Profiting During a Bear Market: How to Help Clients
Bear markets and corrections are inevitable facts of life for investors who put their money in anything that doesn’t have a principal guarantee. But you can make your clients see the silver lining in market downturns by using a few simple strategies.
Those who are able to help their clients capitalize on the opportunities that come when the chips are down can gain credibility and grow their businesses when their competition may be losing theirs. Here are some tips. (For related reading, see: Tips for Helping Clients Through Market Corrections.)
Tax Loss Harvesting
If you have clients who are holding losing positions that they intend to keep for the long term, this is the time to explore the possibility of generating capital losses to net against capital gains or other income. This is a fairly straightforward process as all it requires is for the client to sell some or all of the losing position and then buy it back again. But your clients must wait at least 31 days before buying the stock back in order to satisfy the IRS' wash-sale rule, which mandates that like kind securities cannot be bought back within 30 calendar days after the sale of a security if the investor intends to declare the resulting loss on his or her tax return.

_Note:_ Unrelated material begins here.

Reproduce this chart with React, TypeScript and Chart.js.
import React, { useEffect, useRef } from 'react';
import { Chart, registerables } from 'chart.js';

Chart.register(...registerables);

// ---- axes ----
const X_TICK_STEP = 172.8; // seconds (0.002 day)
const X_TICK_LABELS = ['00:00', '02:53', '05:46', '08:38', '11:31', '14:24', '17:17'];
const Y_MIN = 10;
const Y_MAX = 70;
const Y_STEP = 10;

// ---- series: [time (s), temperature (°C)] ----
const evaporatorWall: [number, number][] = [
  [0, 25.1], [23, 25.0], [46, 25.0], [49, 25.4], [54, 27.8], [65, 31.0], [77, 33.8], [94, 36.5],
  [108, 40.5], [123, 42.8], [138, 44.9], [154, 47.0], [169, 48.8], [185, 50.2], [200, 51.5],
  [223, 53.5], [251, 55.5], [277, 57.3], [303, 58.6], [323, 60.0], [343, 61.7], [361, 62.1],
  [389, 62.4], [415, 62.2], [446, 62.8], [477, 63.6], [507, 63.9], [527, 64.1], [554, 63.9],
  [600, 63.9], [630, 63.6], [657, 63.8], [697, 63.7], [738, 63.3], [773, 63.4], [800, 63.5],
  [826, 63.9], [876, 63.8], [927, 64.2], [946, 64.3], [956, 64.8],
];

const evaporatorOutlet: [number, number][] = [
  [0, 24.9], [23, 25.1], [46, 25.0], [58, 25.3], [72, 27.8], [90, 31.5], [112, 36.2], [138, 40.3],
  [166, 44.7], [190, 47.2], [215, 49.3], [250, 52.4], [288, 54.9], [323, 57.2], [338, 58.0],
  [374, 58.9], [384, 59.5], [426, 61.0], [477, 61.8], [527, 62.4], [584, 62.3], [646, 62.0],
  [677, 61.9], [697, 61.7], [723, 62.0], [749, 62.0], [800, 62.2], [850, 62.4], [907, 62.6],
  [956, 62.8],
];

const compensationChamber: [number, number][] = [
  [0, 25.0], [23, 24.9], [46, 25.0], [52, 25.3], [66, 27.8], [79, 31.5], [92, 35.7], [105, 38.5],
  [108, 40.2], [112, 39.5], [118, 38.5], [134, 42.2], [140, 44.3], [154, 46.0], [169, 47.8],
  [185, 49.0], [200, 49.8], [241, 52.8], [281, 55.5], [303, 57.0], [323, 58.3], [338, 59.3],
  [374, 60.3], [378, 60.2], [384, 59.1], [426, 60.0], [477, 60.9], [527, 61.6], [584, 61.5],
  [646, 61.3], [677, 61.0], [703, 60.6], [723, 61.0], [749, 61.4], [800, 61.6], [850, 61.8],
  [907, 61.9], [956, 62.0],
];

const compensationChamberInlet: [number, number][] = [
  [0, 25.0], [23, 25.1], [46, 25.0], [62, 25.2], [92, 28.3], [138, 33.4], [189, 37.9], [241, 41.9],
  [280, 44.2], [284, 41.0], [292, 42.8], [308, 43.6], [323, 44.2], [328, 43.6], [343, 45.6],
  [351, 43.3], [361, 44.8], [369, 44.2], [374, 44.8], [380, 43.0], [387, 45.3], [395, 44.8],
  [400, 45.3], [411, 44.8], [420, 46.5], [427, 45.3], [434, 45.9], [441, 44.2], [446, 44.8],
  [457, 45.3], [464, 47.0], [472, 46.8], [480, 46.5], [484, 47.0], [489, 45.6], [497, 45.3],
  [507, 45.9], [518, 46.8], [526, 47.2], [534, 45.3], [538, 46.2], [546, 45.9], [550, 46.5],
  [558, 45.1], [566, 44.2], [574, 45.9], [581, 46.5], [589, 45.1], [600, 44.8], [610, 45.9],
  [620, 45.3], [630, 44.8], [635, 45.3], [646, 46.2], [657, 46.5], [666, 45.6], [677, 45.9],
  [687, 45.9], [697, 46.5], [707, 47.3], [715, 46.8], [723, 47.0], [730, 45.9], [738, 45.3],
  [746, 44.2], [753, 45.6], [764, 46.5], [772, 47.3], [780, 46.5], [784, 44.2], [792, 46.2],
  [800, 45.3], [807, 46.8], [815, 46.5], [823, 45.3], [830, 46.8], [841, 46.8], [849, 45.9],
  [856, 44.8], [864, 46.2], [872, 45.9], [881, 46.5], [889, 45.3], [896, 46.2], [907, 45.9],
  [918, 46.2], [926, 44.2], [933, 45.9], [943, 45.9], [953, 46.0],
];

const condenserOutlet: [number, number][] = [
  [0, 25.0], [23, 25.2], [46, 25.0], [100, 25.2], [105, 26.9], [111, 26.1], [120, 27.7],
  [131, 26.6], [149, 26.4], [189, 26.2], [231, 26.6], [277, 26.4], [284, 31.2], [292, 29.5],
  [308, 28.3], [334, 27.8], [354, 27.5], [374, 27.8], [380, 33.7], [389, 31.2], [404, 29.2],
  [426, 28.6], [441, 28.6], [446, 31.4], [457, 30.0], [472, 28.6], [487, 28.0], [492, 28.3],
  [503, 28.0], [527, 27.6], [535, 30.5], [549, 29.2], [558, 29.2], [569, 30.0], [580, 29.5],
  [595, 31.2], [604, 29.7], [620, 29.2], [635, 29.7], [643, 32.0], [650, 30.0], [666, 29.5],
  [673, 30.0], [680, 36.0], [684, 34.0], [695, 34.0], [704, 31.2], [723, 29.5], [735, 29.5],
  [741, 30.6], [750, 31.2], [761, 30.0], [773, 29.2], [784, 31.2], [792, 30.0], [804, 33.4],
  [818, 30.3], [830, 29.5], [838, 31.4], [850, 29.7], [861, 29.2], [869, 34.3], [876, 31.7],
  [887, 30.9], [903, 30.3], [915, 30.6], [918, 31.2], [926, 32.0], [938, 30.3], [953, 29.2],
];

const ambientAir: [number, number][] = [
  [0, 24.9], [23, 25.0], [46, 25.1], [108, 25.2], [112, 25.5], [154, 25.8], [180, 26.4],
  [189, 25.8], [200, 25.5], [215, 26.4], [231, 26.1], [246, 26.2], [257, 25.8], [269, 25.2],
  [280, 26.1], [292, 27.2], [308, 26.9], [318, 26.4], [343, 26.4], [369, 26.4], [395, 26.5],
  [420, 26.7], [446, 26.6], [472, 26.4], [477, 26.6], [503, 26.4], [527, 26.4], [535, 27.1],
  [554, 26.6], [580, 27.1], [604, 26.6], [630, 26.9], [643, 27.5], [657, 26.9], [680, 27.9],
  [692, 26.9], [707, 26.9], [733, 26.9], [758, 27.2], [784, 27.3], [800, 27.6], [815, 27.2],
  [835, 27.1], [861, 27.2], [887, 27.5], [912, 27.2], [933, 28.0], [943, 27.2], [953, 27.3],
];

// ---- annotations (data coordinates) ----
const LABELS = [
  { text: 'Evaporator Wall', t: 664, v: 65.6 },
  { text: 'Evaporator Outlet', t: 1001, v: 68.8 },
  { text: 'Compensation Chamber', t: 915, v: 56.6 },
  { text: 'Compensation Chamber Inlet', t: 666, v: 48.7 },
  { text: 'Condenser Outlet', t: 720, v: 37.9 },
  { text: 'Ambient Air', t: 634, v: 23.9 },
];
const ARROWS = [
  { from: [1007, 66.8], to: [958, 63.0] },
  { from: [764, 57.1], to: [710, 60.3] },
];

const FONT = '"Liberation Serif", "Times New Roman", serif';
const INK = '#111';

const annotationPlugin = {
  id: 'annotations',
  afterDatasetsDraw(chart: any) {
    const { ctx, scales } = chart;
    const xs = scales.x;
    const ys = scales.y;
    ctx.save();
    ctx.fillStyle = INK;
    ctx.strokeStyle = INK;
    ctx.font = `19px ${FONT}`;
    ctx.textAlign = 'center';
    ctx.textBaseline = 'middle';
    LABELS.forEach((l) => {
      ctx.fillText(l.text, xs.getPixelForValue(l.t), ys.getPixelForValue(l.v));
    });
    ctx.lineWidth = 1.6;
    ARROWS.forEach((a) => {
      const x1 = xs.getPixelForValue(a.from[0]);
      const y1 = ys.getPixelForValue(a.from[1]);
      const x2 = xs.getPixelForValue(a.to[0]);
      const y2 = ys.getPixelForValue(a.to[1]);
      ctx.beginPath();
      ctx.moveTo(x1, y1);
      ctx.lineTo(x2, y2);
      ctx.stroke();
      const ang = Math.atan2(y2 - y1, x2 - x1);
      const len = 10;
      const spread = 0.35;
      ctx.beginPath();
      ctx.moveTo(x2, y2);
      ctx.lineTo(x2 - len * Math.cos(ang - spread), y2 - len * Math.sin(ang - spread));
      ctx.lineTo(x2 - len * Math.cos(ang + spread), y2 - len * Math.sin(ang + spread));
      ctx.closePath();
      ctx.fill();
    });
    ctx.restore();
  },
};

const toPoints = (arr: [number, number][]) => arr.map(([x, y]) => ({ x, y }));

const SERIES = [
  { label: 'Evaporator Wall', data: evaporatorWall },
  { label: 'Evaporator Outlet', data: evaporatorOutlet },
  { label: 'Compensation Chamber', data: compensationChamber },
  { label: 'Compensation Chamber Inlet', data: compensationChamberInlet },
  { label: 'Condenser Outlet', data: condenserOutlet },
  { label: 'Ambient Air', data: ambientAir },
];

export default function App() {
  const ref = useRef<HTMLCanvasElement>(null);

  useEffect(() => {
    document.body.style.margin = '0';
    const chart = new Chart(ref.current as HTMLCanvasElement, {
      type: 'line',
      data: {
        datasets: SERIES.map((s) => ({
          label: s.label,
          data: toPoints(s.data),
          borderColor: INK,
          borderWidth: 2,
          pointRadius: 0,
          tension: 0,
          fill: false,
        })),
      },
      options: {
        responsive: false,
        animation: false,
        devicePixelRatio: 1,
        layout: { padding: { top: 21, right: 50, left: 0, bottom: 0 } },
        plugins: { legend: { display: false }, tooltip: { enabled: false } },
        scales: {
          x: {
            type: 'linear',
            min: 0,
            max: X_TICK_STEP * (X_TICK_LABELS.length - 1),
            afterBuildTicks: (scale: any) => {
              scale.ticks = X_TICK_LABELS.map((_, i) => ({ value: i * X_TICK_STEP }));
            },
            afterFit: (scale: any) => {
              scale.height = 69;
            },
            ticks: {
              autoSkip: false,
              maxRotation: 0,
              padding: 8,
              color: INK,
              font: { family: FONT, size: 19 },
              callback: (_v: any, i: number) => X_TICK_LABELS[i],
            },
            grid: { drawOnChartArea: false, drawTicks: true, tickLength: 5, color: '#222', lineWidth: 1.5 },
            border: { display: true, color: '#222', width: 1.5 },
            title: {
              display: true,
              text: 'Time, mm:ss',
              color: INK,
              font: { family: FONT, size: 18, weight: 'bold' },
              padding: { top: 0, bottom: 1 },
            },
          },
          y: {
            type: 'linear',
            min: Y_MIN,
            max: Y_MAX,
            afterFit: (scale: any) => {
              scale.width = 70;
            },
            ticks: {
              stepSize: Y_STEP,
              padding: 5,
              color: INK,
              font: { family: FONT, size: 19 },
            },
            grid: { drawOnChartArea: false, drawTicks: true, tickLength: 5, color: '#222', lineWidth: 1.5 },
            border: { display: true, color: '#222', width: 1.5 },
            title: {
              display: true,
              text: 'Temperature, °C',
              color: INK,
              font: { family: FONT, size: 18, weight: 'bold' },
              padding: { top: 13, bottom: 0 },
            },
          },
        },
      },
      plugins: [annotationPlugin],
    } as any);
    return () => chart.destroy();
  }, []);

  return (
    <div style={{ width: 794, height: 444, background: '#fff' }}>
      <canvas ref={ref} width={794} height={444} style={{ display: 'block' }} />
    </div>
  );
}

If the security is bought back within this period, then the loss will be disallowed by the IRS if it audits the return. But those who follow the rules can reap a valuable capital loss that can be used to reduce any type of capital gain up to the amount of the loss. If the loss exceeds all of the net capital gains for the year, then up to $3,000 of it can be deducted against ordinary income each year until it is used up.
An Example
John buys 1,000 shares of ABC Company at $55 a share. The stock has dropped to $20 a share, but John feels that it will turn around when the company’s new product comes out. John sells the stock on November 15 and buys it back at the end of December for $22 a share. He also sold three other lots of stock at a substantial profit and realized $25,000 of long-term capital gains for the year. His loss will be netted against his other income as follows: (For related reading, see: Using Tax-Loss Harvesting to Save Your Gains.)
$55,000 - $20,000 = $35,000 capital loss
$35,000 loss - $25,000 gain = $10,000 net loss
John can declare $3,000 of his remaining $10,000 loss against other ordinary income. The remaining amount of loss can be declared in future years.
Roth Conversions
If your client has balances in traditional IRAs or qualified plans that need to be converted to Roth IRAs, a market downturn is the ideal time to do this. If the client’s traditional IRA was worth $60,000 last year and has dropped in value to $45,000, then he or she will save paying tax on the amount of the reduction if they convert it.
This can be a doubly effective strategy if your client has been unemployed for part or all of this year and will have tax credits or deductions that will otherwise go unused. Those tax breaks can instead be used to reduce or eliminate the tax bill from the Roth conversion. Although this won’t put any money in your client’s pocket at the moment, it will be a huge step forward for him in his retirement plan.